Olympics putting the spotlight on Chinese investing yet again
The Chinese markets have been beaten severely this year, its key index is still 50% off its highs set late last year. With this kind of large scale correction the Chinese investing scene looks to be primed for a well paying investment.
The Chinese economy is growing like no other around the world, its June trade surplus clocked in at $25 Billion beating expectations of analysts who expected a slowdown due to Chinese energy imports. The Chinese economy is facing a struggle to power itself and its manufacturing industry after the costly repairs from earthquake damage have sucked electricity from underneath the country.

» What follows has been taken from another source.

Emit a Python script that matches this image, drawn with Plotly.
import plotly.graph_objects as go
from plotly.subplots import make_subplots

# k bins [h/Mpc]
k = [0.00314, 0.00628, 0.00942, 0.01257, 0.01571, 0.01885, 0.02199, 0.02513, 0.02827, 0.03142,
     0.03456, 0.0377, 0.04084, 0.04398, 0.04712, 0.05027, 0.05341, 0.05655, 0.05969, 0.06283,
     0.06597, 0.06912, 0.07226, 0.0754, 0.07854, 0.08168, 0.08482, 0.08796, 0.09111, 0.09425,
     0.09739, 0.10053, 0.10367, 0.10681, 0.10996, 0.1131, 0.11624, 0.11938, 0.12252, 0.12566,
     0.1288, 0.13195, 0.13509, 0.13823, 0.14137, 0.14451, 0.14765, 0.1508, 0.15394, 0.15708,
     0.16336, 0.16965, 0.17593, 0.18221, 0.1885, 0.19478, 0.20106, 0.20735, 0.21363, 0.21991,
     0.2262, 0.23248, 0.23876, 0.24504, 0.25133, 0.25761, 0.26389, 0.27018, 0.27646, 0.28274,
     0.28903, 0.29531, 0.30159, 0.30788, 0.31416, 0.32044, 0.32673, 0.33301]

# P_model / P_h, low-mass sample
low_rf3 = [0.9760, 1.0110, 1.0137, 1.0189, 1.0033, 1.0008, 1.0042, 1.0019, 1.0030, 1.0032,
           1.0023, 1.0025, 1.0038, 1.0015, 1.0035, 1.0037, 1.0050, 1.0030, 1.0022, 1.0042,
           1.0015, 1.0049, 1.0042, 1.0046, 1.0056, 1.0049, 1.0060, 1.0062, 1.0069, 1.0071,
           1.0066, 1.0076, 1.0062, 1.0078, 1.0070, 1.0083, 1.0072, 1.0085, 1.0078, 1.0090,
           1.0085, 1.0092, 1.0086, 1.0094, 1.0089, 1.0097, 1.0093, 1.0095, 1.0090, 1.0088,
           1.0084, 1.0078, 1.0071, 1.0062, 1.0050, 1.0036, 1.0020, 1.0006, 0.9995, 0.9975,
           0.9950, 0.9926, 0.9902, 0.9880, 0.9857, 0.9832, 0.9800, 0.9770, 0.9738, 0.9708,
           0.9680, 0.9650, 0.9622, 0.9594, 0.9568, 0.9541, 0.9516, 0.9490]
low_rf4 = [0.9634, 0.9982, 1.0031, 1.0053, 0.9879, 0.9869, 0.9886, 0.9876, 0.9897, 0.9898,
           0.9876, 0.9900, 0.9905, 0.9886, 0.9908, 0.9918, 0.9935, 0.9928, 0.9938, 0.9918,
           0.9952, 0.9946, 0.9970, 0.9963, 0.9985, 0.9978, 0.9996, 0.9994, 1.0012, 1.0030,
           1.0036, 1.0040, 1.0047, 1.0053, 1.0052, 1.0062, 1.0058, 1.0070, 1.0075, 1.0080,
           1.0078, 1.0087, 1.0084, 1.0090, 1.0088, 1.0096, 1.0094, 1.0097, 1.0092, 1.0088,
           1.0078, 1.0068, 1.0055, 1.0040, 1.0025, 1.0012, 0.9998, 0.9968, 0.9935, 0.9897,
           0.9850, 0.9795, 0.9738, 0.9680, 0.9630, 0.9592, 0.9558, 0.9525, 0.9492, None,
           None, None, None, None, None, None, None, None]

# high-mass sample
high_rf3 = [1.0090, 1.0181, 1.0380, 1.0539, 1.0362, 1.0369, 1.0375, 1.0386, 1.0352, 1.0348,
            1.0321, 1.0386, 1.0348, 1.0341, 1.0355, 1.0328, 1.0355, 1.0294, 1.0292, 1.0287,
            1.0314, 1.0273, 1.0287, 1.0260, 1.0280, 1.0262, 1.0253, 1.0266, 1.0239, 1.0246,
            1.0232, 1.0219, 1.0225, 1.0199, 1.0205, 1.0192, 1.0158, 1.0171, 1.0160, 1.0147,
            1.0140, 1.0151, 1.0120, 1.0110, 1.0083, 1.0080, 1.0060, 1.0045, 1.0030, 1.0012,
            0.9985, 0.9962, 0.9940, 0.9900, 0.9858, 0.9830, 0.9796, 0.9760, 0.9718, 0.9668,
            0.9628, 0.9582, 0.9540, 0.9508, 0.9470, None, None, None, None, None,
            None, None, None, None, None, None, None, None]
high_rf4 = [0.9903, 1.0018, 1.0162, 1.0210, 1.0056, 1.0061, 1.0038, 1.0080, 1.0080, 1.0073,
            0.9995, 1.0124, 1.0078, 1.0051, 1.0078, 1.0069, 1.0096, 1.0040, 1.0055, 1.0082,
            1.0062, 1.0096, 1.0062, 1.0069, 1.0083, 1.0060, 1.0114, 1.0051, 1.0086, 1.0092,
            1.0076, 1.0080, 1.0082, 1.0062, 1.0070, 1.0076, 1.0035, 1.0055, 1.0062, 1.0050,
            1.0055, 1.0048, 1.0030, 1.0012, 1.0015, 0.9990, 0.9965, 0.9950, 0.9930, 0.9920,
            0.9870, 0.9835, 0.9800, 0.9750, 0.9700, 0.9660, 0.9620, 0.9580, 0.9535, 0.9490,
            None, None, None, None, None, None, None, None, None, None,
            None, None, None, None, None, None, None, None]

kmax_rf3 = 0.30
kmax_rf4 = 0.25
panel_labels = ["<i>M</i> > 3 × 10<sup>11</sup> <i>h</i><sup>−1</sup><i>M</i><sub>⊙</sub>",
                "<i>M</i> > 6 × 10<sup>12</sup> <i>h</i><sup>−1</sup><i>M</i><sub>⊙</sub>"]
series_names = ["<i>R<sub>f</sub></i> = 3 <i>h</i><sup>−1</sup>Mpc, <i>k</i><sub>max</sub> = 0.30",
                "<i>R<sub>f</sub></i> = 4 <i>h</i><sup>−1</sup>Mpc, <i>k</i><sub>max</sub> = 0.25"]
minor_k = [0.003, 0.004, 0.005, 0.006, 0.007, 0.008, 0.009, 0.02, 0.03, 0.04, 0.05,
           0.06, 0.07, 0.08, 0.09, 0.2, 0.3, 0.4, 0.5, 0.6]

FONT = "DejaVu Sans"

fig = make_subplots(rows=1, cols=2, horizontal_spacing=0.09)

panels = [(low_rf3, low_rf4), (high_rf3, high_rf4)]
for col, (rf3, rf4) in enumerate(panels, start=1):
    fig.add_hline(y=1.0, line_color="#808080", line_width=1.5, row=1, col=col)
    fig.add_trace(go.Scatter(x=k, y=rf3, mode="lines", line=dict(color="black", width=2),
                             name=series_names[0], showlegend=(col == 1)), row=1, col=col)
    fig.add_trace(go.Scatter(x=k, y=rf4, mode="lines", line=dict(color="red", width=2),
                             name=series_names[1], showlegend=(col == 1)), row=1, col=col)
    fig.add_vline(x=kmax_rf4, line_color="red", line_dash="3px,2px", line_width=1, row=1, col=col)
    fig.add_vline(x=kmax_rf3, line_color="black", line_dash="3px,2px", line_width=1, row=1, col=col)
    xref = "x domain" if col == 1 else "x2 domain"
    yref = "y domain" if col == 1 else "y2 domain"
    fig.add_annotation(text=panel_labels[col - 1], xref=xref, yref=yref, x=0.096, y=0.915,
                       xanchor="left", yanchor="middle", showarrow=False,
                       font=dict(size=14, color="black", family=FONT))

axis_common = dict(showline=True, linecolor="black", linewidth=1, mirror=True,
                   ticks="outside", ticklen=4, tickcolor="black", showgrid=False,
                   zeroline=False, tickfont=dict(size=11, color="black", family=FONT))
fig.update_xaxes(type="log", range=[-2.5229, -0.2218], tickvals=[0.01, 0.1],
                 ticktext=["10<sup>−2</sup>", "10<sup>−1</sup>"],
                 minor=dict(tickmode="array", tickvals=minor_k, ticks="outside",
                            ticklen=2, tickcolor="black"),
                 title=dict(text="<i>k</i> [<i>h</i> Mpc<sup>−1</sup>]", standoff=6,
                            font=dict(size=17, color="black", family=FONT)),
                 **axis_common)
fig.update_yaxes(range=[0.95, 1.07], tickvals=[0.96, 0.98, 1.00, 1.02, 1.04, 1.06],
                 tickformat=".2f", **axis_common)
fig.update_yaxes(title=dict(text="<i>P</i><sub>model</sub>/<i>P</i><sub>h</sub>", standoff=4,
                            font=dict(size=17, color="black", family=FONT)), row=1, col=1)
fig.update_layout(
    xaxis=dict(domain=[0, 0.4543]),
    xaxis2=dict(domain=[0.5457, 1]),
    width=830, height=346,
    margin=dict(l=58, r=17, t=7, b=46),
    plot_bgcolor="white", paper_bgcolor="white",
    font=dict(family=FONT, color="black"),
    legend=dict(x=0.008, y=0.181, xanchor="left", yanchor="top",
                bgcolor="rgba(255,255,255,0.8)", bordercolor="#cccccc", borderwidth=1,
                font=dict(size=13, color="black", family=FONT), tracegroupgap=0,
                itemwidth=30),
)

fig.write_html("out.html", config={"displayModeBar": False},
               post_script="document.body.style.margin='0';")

Speculation was quick to enter the Chinese market and even quicker to leave. After a correction of 50%, which was largely due to the amount of speculator money fleeing the country, the fundamentals of the Chinese economy are still strong. China’s currency is accelerating in value quickly in response to strong economics of the area while its markets are falling. This represents a perfect opportunity to buy a whole country on the cheap.

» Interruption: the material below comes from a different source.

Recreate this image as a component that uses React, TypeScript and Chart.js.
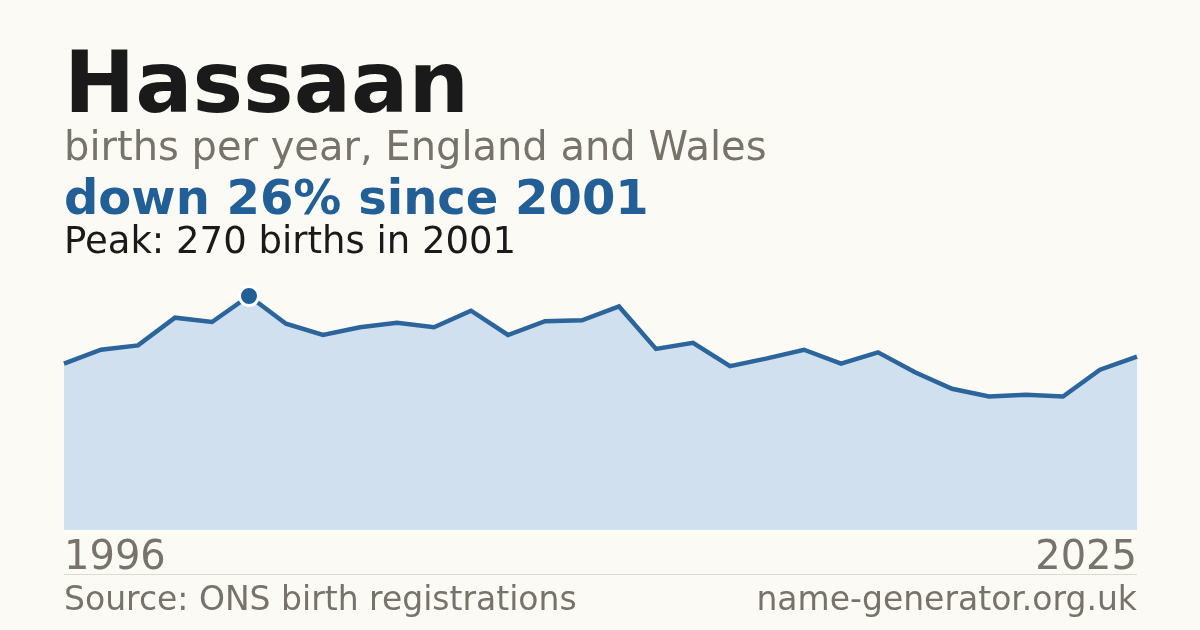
import React, { useEffect, useRef } from "react";
import { Chart, registerables } from "chart.js";

Chart.register(...registerables);

const years: string[] = [
  "1996", "1997", "1998", "1999", "2000", "2001", "2002", "2003", "2004", "2005",
  "2006", "2007", "2008", "2009", "2010", "2011", "2012", "2013", "2014", "2015",
  "2016", "2017", "2018", "2019", "2020", "2021", "2022", "2023", "2024", "2025",
];
const births: number[] = [
  192, 208, 213, 245, 240, 270, 238, 225, 234, 239,
  234, 253, 225, 241, 242, 258, 209, 216, 189, 198,
  208, 192, 205, 182, 163, 154, 156, 154, 185, 200,
];
const yMin = 0;
const yMax = 300;

const FONT = "'DejaVu Sans', sans-serif";
const GREY = "#77736b";
const DARK = "#1a1a1a";
const BLUE = "#215f96";

export default function App() {
  const ref = useRef<HTMLCanvasElement | null>(null);
  useEffect(() => {
    if (!ref.current) return;
    const peak = births.indexOf(Math.max(...births));
    const chart = new Chart(ref.current, {
      type: "line",
      data: {
        labels: years,
        datasets: [
          {
            data: births,
            borderColor: "#2b659c",
            borderWidth: 4.5,
            backgroundColor: "#d0e0ef",
            fill: "origin",
            tension: 0,
            pointRadius: (c: any) => (c.dataIndex === peak ? 9.5 : 0),
            pointBackgroundColor: BLUE,
            pointBorderColor: "#ffffff",
            pointBorderWidth: 3,
            pointHoverRadius: 0,
          },
        ],
      },
      options: {
        animation: false,
        responsive: false,
        events: [],
        layout: { padding: { left: 64, right: 63, top: 270, bottom: 0 } },
        plugins: { legend: { display: false }, tooltip: { enabled: false } },
        scales: {
          x: {
            grid: { display: false },
            border: { display: false },
            afterFit: (s: any) => {
              s.height = 70;
            },
            ticks: {
              autoSkip: false,
              maxRotation: 0,
              minRotation: 0,
              align: "inner",
              padding: -3,
              color: GREY,
              font: { family: FONT, size: 40 },
              callback: (_v: any, i: number, t: any[]) =>
                i === 0 || i === t.length - 1 ? years[i] : "",
            },
          },
          y: {
            display: false,
            min: yMin,
            max: yMax,
          },
        },
      },
    });
    return () => chart.destroy();
  }, []);

  const txt = (top: number, size: number, color: string, bold: boolean): React.CSSProperties => ({
    position: "absolute",
    left: 64,
    top,
    fontFamily: FONT,
    fontSize: size,
    lineHeight: `${size}px`,
    fontWeight: bold ? 700 : 400,
    color,
    whiteSpace: "nowrap",
    zIndex: 2,
  });

  return (
    <div
      style={{
        position: "absolute",
        left: 0,
        top: 0,
        width: 1200,
        height: 630,
        background: "#fbfaf5",
        overflow: "hidden",
      }}
    >
      <canvas
        ref={ref}
        width={1200}
        height={600}
        style={{ position: "absolute", left: 0, top: 0, width: 1200, height: 600 }}
      />
      <div style={txt(40, 85, DARK, true)}>Hassaan</div>
      <div style={txt(126, 40, GREY, false)}>births per year, England and Wales</div>
      <div style={txt(173, 48, BLUE, true)}>down 26% since 2001</div>
      <div style={txt(222, 37, DARK, false)}>Peak: 270 births in 2001</div>
      <div
        style={{
          position: "absolute",
          left: 64,
          top: 574,
          width: 1073,
          height: 0,
          borderTop: "1px solid #dcdad4",
        }}
      />
      <div style={txt(582, 33, GREY, false)}>Source: ONS birth registrations</div>
      <div style={{ ...txt(582, 33, GREY, false), left: "auto", right: 63 }}>name-generator.org.uk</div>
    </div>
  );
}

FXI is one of my favorite ETFs in the Chinese market. It tracks the return of Xinhua China 25 index which is like the Dow Jones of the US stock market. The ETF is a great way to get into the Chinese top stocks and earn a return equal to the overall return of QUALITY Chinese stocks.
The ETF is getting some support from an old gap in the chart at the $42.50 level. With the Olympics coming to an end shortly, I’d be a buyer here, that is when FXI trades through the recent downtrend.